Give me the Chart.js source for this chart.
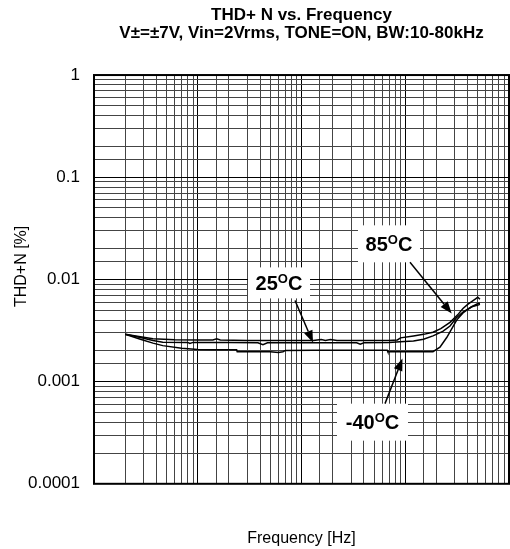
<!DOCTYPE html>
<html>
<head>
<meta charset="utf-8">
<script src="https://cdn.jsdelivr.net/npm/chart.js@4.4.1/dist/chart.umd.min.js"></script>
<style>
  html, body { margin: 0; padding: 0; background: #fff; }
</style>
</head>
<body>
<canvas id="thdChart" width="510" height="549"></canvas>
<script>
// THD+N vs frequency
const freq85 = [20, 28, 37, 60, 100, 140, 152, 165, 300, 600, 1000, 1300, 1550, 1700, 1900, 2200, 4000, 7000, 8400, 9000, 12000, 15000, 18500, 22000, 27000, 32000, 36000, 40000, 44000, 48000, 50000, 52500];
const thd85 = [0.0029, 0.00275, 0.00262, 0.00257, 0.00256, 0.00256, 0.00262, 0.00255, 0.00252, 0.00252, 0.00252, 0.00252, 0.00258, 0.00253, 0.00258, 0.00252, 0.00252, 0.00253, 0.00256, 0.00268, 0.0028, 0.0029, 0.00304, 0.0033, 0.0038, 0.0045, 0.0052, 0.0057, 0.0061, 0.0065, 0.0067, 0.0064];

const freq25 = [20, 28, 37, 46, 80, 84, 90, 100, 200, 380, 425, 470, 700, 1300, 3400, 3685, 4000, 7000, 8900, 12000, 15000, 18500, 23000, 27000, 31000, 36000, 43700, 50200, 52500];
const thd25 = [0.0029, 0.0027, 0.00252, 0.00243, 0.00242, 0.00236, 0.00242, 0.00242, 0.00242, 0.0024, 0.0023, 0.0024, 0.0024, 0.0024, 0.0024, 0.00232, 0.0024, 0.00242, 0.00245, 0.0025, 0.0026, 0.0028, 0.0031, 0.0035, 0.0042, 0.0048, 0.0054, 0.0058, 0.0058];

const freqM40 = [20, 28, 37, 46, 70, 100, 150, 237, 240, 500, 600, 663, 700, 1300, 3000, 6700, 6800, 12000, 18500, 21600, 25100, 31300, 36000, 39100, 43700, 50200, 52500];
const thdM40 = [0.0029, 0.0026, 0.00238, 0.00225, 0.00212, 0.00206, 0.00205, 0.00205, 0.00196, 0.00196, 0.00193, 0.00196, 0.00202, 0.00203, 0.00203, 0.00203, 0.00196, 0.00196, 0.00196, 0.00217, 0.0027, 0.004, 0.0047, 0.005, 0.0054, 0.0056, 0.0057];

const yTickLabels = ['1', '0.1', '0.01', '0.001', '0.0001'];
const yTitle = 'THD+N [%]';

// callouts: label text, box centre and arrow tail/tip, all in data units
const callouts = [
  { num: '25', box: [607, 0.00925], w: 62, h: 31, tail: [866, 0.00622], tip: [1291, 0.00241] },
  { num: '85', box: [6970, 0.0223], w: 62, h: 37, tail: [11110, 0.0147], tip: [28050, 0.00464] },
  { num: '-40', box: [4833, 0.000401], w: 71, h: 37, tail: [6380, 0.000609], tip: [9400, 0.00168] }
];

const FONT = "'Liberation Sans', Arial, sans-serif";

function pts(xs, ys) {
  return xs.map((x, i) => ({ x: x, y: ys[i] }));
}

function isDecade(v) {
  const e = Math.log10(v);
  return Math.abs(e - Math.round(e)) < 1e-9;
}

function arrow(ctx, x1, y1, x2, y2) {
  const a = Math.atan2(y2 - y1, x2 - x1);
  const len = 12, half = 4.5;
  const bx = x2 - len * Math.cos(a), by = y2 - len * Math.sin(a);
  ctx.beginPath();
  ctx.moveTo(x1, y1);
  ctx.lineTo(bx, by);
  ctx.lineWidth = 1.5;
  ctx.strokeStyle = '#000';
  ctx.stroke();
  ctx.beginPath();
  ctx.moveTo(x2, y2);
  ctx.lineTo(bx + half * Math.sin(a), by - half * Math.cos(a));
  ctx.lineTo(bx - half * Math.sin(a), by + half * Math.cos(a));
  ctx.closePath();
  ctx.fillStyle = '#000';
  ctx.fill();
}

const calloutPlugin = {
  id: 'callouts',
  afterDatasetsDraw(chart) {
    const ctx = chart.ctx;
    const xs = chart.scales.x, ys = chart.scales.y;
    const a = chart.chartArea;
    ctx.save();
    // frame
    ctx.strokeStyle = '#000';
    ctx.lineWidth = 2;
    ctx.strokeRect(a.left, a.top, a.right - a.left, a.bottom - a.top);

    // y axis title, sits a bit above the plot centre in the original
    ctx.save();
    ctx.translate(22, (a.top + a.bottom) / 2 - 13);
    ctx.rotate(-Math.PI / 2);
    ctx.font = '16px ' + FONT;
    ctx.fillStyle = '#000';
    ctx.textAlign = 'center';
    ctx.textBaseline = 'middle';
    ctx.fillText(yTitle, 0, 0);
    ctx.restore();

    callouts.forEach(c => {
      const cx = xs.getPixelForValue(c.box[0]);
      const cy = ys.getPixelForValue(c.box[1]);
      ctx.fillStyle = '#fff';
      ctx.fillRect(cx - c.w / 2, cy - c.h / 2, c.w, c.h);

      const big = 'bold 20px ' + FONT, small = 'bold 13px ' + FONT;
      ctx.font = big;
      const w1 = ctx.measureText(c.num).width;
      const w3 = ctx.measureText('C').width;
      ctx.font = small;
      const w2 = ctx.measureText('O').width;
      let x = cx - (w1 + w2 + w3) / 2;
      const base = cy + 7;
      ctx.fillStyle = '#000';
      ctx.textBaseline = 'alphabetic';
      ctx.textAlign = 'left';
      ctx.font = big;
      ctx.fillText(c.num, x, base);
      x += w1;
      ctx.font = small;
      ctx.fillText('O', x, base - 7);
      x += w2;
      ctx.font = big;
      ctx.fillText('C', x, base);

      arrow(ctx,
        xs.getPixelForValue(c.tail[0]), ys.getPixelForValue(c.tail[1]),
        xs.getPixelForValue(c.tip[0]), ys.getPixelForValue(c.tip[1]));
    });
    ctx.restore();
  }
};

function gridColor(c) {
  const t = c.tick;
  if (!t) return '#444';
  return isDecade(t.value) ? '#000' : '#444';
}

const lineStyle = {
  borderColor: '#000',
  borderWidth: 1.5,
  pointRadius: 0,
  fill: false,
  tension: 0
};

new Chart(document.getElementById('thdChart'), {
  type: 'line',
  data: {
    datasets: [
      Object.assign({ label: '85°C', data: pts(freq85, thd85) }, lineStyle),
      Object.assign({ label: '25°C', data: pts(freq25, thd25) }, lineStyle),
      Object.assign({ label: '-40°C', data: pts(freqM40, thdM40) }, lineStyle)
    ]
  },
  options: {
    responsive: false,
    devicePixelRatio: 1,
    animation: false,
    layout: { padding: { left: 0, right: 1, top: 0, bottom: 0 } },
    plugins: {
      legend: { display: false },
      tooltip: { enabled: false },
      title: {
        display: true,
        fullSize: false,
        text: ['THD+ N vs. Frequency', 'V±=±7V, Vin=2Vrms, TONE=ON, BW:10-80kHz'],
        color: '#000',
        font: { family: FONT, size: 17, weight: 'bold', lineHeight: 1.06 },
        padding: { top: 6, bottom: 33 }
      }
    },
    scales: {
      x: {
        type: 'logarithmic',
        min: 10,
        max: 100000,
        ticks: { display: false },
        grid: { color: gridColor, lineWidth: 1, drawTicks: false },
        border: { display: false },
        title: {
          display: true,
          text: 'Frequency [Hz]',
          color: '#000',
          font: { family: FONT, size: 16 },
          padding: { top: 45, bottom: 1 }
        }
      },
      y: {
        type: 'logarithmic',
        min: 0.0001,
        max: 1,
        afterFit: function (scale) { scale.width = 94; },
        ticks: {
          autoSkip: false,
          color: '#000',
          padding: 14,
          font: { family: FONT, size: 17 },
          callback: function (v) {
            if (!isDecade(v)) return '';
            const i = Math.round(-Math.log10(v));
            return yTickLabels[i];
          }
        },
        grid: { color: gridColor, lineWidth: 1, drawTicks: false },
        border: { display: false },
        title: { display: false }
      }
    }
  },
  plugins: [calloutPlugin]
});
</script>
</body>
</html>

::::

Problem requirements:
Leave the pictures out and please restate exactly the lines running from the start of the material through the one with "0.0065, 0.0067, 0.0064];".

Written answer:
Give me the Chart.js source for this chart.
<!DOCTYPE html>
<html>
<head>
<meta charset="utf-8">
<script src="https://cdn.jsdelivr.net/npm/chart.js@4.4.1/dist/chart.umd.min.js"></script>
<style>
  html, body { margin: 0; padding: 0; background: #fff; }
</style>
</head>
<body>
<canvas id="thdChart" width="510" height="549"></canvas>
<script>
// THD+N vs frequency
const freq85 = [20, 28, 37, 60, 100, 140, 152, 165, 300, 600, 1000, 1300, 1550, 1700, 1900, 2200, 4000, 7000, 8400, 9000, 12000, 15000, 18500, 22000, 27000, 32000, 36000, 40000, 44000, 48000, 50000, 52500];
const thd85 = [0.0029, 0.00275, 0.00262, 0.00257, 0.00256, 0.00256, 0.00262, 0.00255, 0.00252, 0.00252, 0.00252, 0.00252, 0.00258, 0.00253, 0.00258, 0.00252, 0.00252, 0.00253, 0.00256, 0.00268, 0.0028, 0.0029, 0.00304, 0.0033, 0.0038, 0.0045, 0.0052, 0.0057, 0.0061, 0.0065, 0.0067, 0.0064];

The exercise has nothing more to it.